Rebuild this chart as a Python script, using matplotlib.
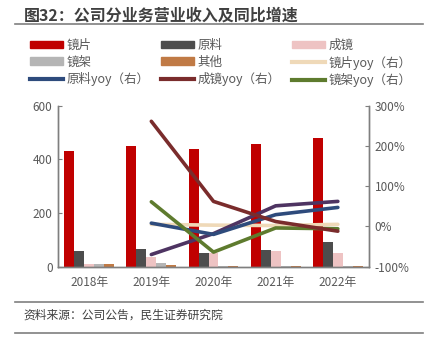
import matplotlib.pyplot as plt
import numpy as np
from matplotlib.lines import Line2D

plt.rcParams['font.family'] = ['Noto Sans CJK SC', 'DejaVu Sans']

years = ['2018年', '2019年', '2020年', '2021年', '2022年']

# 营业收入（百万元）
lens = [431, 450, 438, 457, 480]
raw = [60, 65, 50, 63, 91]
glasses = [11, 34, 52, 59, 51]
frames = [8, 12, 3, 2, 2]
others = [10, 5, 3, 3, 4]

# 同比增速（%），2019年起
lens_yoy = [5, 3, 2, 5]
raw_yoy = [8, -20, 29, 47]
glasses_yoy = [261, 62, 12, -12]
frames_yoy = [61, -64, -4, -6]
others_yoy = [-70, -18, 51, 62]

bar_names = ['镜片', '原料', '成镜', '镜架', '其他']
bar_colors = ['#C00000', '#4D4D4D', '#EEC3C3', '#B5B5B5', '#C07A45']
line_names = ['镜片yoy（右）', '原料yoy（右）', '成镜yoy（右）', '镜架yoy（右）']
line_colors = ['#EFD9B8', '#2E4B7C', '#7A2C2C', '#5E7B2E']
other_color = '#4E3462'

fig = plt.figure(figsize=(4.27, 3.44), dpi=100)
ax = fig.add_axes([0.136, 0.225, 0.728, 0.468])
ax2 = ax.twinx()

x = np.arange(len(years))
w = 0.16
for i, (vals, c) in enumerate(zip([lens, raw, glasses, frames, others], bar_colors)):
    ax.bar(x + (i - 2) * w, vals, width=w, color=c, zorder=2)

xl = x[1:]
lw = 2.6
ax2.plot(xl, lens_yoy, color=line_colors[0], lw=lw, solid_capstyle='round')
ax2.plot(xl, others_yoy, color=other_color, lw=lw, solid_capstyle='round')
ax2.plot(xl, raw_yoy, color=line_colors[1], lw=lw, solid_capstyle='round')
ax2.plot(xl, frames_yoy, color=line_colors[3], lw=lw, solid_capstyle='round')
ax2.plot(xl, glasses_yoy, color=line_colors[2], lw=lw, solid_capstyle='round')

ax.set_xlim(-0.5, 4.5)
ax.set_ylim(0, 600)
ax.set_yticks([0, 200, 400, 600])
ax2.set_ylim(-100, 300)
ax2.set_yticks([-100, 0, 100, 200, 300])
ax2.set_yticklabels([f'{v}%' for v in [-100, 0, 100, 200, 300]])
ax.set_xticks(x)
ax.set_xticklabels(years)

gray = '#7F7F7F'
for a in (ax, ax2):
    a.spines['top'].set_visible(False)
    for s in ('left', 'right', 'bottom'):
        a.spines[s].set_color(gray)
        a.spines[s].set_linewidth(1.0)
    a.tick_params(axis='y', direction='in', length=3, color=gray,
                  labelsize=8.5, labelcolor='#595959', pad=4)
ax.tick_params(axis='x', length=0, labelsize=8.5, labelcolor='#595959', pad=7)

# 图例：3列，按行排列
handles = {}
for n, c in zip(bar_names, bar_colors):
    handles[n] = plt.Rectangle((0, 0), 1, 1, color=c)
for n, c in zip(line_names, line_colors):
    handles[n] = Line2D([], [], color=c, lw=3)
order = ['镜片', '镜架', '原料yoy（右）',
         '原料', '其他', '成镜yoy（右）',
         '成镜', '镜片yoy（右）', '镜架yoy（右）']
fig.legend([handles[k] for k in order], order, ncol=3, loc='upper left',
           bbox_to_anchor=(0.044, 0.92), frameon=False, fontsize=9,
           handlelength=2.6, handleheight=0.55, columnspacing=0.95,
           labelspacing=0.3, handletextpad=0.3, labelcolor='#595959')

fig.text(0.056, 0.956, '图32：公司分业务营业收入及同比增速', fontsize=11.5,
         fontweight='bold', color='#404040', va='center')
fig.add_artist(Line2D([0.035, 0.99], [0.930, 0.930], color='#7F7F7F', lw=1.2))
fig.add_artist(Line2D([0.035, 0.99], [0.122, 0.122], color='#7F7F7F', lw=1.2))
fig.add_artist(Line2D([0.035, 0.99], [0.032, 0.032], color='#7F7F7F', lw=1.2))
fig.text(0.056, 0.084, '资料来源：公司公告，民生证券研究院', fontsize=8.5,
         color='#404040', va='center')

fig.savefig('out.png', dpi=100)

════════════════════

* _REQUIREMENT_: Repeat the listing above exactly, with no pictures.

* _FINAL RESULT_:
Rebuild this chart as a Python script, using matplotlib.
import matplotlib.pyplot as plt
import numpy as np
from matplotlib.lines import Line2D

plt.rcParams['font.family'] = ['Noto Sans CJK SC', 'DejaVu Sans']

years = ['2018年', '2019年', '2020年', '2021年', '2022年']

# 营业收入（百万元）
lens = [431, 450, 438, 457, 480]
raw = [60, 65, 50, 63, 91]
glasses = [11, 34, 52, 59, 51]
frames = [8, 12, 3, 2, 2]
others = [10, 5, 3, 3, 4]

# 同比增速（%），2019年起
lens_yoy = [5, 3, 2, 5]
raw_yoy = [8, -20, 29, 47]
glasses_yoy = [261, 62, 12, -12]
frames_yoy = [61, -64, -4, -6]
others_yoy = [-70, -18, 51, 62]

bar_names = ['镜片', '原料', '成镜', '镜架', '其他']
bar_colors = ['#C00000', '#4D4D4D', '#EEC3C3', '#B5B5B5', '#C07A45']
line_names = ['镜片yoy（右）', '原料yoy（右）', '成镜yoy（右）', '镜架yoy（右）']
line_colors = ['#EFD9B8', '#2E4B7C', '#7A2C2C', '#5E7B2E']
other_color = '#4E3462'

fig = plt.figure(figsize=(4.27, 3.44), dpi=100)
ax = fig.add_axes([0.136, 0.225, 0.728, 0.468])
ax2 = ax.twinx()

x = np.arange(len(years))
w = 0.16
for i, (vals, c) in enumerate(zip([lens, raw, glasses, frames, others], bar_colors)):
    ax.bar(x + (i - 2) * w, vals, width=w, color=c, zorder=2)

xl = x[1:]
lw = 2.6
ax2.plot(xl, lens_yoy, color=line_colors[0], lw=lw, solid_capstyle='round')
ax2.plot(xl, others_yoy, color=other_color, lw=lw, solid_capstyle='round')
ax2.plot(xl, raw_yoy, color=line_colors[1], lw=lw, solid_capstyle='round')
ax2.plot(xl, frames_yoy, color=line_colors[3], lw=lw, solid_capstyle='round')
ax2.plot(xl, glasses_yoy, color=line_colors[2], lw=lw, solid_capstyle='round')

ax.set_xlim(-0.5, 4.5)
ax.set_ylim(0, 600)
ax.set_yticks([0, 200, 400, 600])
ax2.set_ylim(-100, 300)
ax2.set_yticks([-100, 0, 100, 200, 300])
ax2.set_yticklabels([f'{v}%' for v in [-100, 0, 100, 200, 300]])
ax.set_xticks(x)
ax.set_xticklabels(years)

gray = '#7F7F7F'
for a in (ax, ax2):
    a.spines['top'].set_visible(False)
    for s in ('left', 'right', 'bottom'):
        a.spines[s].set_color(gray)
        a.spines[s].set_linewidth(1.0)
    a.tick_params(axis='y', direction='in', length=3, color=gray,
                  labelsize=8.5, labelcolor='#595959', pad=4)
ax.tick_params(axis='x', length=0, labelsize=8.5, labelcolor='#595959', pad=7)

# 图例：3列，按行排列
handles = {}
for n, c in zip(bar_names, bar_colors):
    handles[n] = plt.Rectangle((0, 0), 1, 1, color=c)
for n, c in zip(line_names, line_colors):
    handles[n] = Line2D([], [], color=c, lw=3)
order = ['镜片', '镜架', '原料yoy（右）',
         '原料', '其他', '成镜yoy（右）',
         '成镜', '镜片yoy（右）', '镜架yoy（右）']
fig.legend([handles[k] for k in order], order, ncol=3, loc='upper left',
           bbox_to_anchor=(0.044, 0.92), frameon=False, fontsize=9,
           handlelength=2.6, handleheight=0.55, columnspacing=0.95,
           labelspacing=0.3, handletextpad=0.3, labelcolor='#595959')

fig.text(0.056, 0.956, '图32：公司分业务营业收入及同比增速', fontsize=11.5,
         fontweight='bold', color='#404040', va='center')
fig.add_artist(Line2D([0.035, 0.99], [0.930, 0.930], color='#7F7F7F', lw=1.2))
fig.add_artist(Line2D([0.035, 0.99], [0.122, 0.122], color='#7F7F7F', lw=1.2))
fig.add_artist(Line2D([0.035, 0.99], [0.032, 0.032], color='#7F7F7F', lw=1.2))
fig.text(0.056, 0.084, '资料来源：公司公告，民生证券研究院', fontsize=8.5,
         color='#404040', va='center')

fig.savefig('out.png', dpi=100)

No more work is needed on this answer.